Hitchens pulled no punches but then why should he? He stood against the horrific excesses of some religious traditions which I think you and I would both agree are repulsive in the extreme. Dawkins isn't lambasting care for the poor. He's lambasting the role of religion in defining that which we are allowed to study and that which is forbidden.
I think by and large you probably agree with Hitchens and Dawkins and Harris when they are speaking in a role as atheist critic.
But the Creation Science folks would gladly alter how science is taught and presented, just based on their BELIEFS. This isn't just a hypothetical, Creationists have been doing this for over a century in the US school systems.
That's the point. No one is saying Christians taking care of the poor is a bad thing. No, the reason atheists speak up is because faith-based things are far too often given a pass in our society while fact-based things are long-debated.

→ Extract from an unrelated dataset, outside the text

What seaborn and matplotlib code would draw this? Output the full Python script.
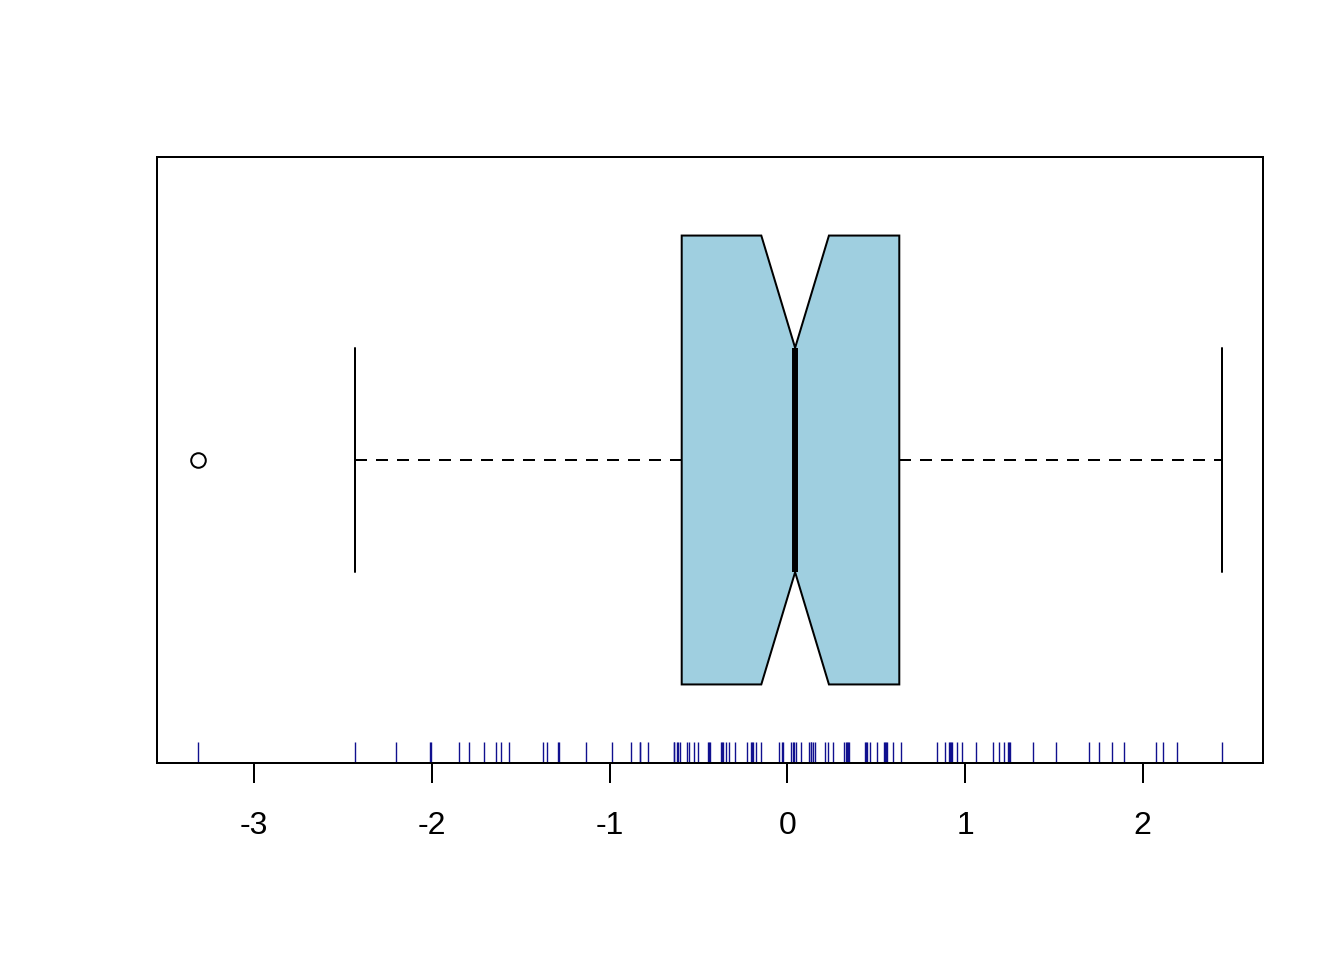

That's good. They clearly aren't compelling for everyone. That's probably because at their heart they cannot and never will be able to provide evidence for an objectively defined God. If that could be done it would have been done thousands of years ago.
I don't have the same respect and admiration for polemicists and bomb throwers that you do.
Dawkins and Hitchens merely have a litany of complaints about religion, largely about Jewish stories in the Hebrew Bible. They don't use reason, philosophy, or logic to explain why the atheist project is an attractive and compelling choice. And they don't even seem to understand the Bible or theology very well.
They are in the game to make money, throw bombs, and sell books.
Dawkins is a zoologist. He is not well versed at all in formal logic, theology, or philosophy. His books on religion are pretty superficial.
Albert Camus and Jean Paul Sartre were probably the last really important secular atheist thinkers.
So now you've moved the goal post marginally away from a rational argument for the existence of some type of gid, to evidence for an objectively defined God, whatever that means.
We can't explain at the objective and ontological level what causes gravity, even though humans have been investigating gravity at least Aristotle. We can't explain anything about the origin of the cosmos, and we still yell at each other about what freedom and justice really mean.
In light of our vast ignorance about many things we have been discussing for thousands of years, I don't think it's fair to expect to god to be described materialistically in terms of height, weight, physical dimension.